Потому что, пока ты сидишь и пишешь то, за что тебе разве что когда-нибудь кто-нибудь скажет спасибо, как впрочем, едва ли сказали бы и за борщ, который ты варишь ничуть не менее качественно, и за выглаженную рубашку – просто потому, что это, вроде как, само собой разумеется, жизнь неотвратимо проходит. И, если разобраться, то, пока ты тратила время на то, что больше всего нужно именно тебе самой, этот самый несчастный избалованный мальчик, привыкший получать из женских рук всё самое лучшее, так и остался голодным! А ты, большая и сильная эгоистка, служишь своим идеям, душевным потребностям и собственному здравому смыслу вместо того, чтобы обихаживать его – такого маленького и хорошего…
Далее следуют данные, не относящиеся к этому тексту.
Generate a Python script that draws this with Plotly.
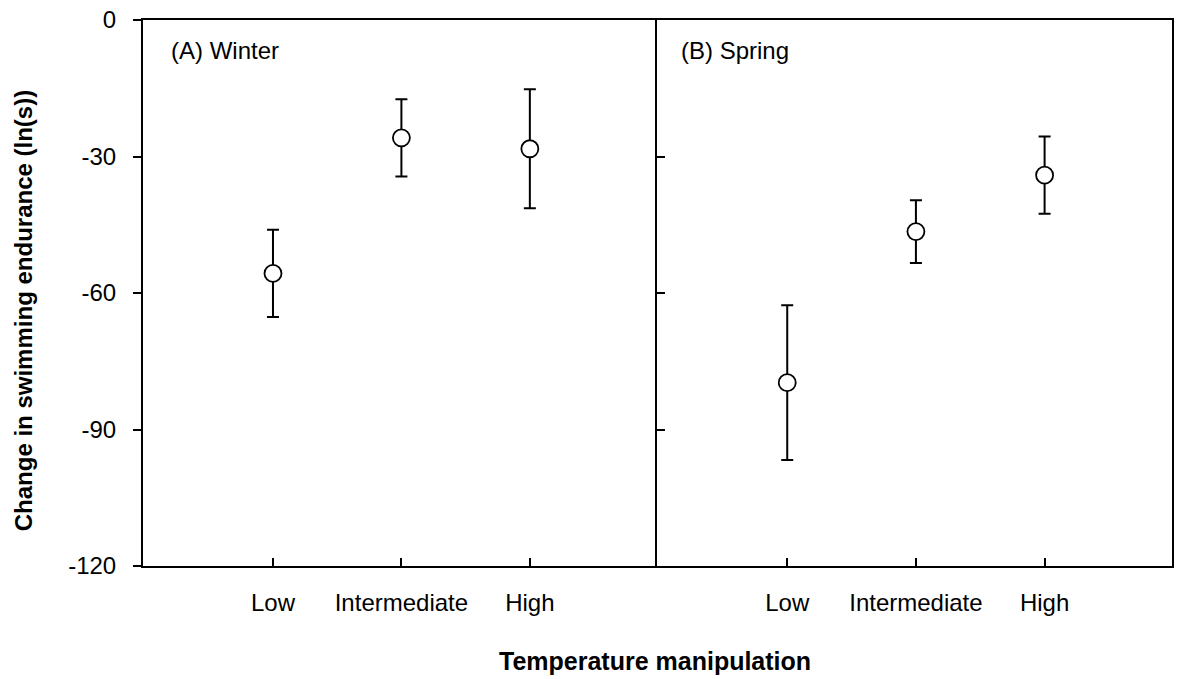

И в результате этот несчастный взрослый ребёнок засовывает твою фотографию в рамку, выкидывает, наконец, то, во что превратилось за долгие месяцы ожидания неизвестно чего это самое лучшее яблоко, которое ему когда-то посчастливилось найти, собирает свои рубашки и идёт туда, где чьими-то руками уже тепло и уютно, где ждёт его яблочный компот с пирогом, и где уже он, со всеми своими игрушками, будет сидеть во главе стола и радовать глаз просто за то, что он ЕСТЬ. А ты остаёшься при своих и, приготовив еды на одного, собираешь себя в кулак и продолжаешь честно делать то дело, которого кроме тебя не сделает больше никто. Потому что их – тех, кто может всё, и даже нянчиться с любимыми и хорошими большими мальчиками, которые, если правильно с ними обращаться, могут сделать  в этой жизни столько всего полезного, – очень много, а ты-то, такая неправильная, всего одна! И с этим приходится мириться. Потому что так получилось, и на свете есть вещи, которых тебе всё равно не дано изменить.

В самом деле, КТО будет писать для таких же немногих, как ты сама, эти мудрые притчи, пока все остальные гладят своим мальчикам рубашки и варят борщи?
И поутру ты вновь поднимаешь себя с постели, умываешь, одеваешь и причёсываешь, говоря туда, в зазеркалье, где всё наоборот, о том, что жизнь хороша уже хотя бы тем, что в ней есть ты. После чего надеваешь на лицо самую сияющую изо всех своих улыбок и идёшь в люди.